I have the following problem in general topology:
Prove that any open subspace of a separable space is separable.
I know a similar question has been answered here, but mine needs to be proven without metric spaces and open balls, as it's a general topology problem.
Is the following solution sufficient:
Let $O$ be an open subset of the separable space, and let $D$ be the countable dense set in $X$. Consider any open neighborhood $G$ of a point $x \in O$ with the constraint that $G$ be contained in $O$ (since $O$ is open, this can always be done).
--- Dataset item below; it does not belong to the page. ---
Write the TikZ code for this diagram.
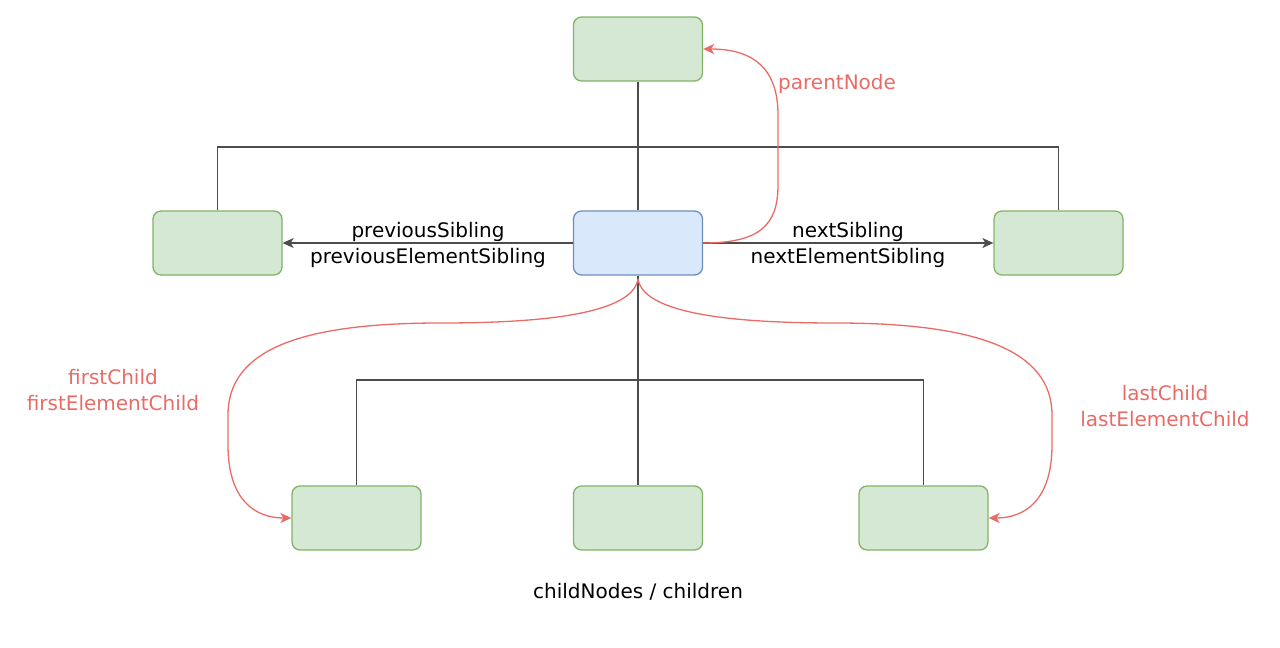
\documentclass[tikz,border=0pt]{standalone}
\usepackage{fontspec}
\setmainfont{DejaVu Sans}
\usetikzlibrary{arrows.meta}
\definecolor{gfill}{HTML}{D5E8D4}
\definecolor{gdraw}{HTML}{82B366}
\definecolor{bfill}{HTML}{DAE8FC}
\definecolor{bdraw}{HTML}{6C8EBF}
\definecolor{redc}{HTML}{EA6B66}
\definecolor{grayc}{HTML}{4D4D4D}
\begin{document}
\begin{tikzpicture}[x=1pt,y=-1pt,
  gbox/.style={draw=gdraw,fill=gfill,line width=1.3pt,rounded corners=8pt,minimum width=129pt,minimum height=64pt,inner sep=0pt},
  bbox/.style={draw=bdraw,fill=bfill,line width=1.3pt,rounded corners=8pt,minimum width=129pt,minimum height=64pt,inner sep=0pt},
  tree/.style={draw=grayc,line width=1.4pt},
  garrow/.style={draw=grayc,line width=1.4pt,-{Stealth[length=11pt,width=10pt,inset=3pt]}},
  rarrow/.style={draw=redc,line width=1.3pt,-{Stealth[length=11pt,width=10pt,inset=3pt]}},
  lbl/.style={font=\fontsize{20}{26}\selectfont,align=center,inner sep=0pt},
  rlbl/.style={lbl,text=redc}]
\useasboundingbox (0,0) rectangle (1280,648);
\node[gbox] (top) at (638,49) {};
\node[gbox] (left) at (217.5,243) {};
\node[bbox] (cur) at (638,243) {};
\node[gbox] (right) at (1058.5,243) {};
\node[gbox] (bl) at (356.5,518) {};
\node[gbox] (bm) at (638,518) {};
\node[gbox] (br) at (923.5,518) {};
\coordinate (hu) at (638,147);
\coordinate (hd) at (638,380);
% upper tree
\draw[tree] (top.south) -- (cur.north);
\draw[tree] (left.north) |- (hu) -| (right.north);
% lower tree
\draw[tree] (cur.south) -- (bm.north);
\draw[tree] (bl.north) |- (hd) -| (br.north);
% sibling arrows
\draw[garrow] (cur.west) -- (left.east);
\draw[garrow] (cur.east) -- (right.west);
\node[lbl] (prevl) at (428,245) {previousSibling\\previousElementSibling};
\node[lbl] (nextl) at (848,245) {nextSibling\\nextElementSibling};
% parent
\draw[rarrow] (cur.east) .. controls (760,243) and (778,225) .. (778,185) -- (778,115) .. controls (778,70) and (755,49) .. (top.east);
\node[rlbl,anchor=west] (pl) at (778,84) {parentNode};
% first / last child
\coordinate (cs) at (638,279);
\draw[rarrow] (cs) .. controls (632,318) and (520,323) .. (440,323) .. controls (300,323) and (228,350) .. (228,415) -- (228,445) .. controls (228,500) and (255,518) .. (bl.west);
\draw[rarrow] (cs) .. controls (644,318) and (756,323) .. (836,323) .. controls (976,323) and (1052,350) .. (1052,415) -- (1052,445) .. controls (1052,500) and (1025,518) .. (br.east);
\node[rlbl] (fl) at (113,390) {firstChild\\firstElementChild};
\node[rlbl] (ll) at (1165,406) {lastChild\\lastElementChild};
\node[lbl] (cn) at (638,592) {childNodes / children};
\end{tikzpicture}
\end{document}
Since $D$ is dense in $X$; $G \cap O \neq \emptyset $. Therefore, any open neighborhood of a point in $O$ contains an element of $D$. This means $D$ is dense in $O$, therefore $O$ is separable.
Best Answer
It doesn't work as nothing in your proof guarantees that $D \subseteq O$.
Rather, you should show that $D \cap O$ is a dense subset of $O$.
Here is a proof:
You just have to show that $D \cap O$ intersects any non-empty open $U$ of $O$.
So fix such a non-empty open $U$ of $O$. Because $O$ is open, $U$ is also open in $X$ and because $D$ is dense in $X$, we get $U \cap D \neq \emptyset$. But
$$U \cap D = (U \cap O) \cap D = U \cap (D \cap O)$$
so we get $U \cap (D\cap O) \neq \emptyset$, as desired.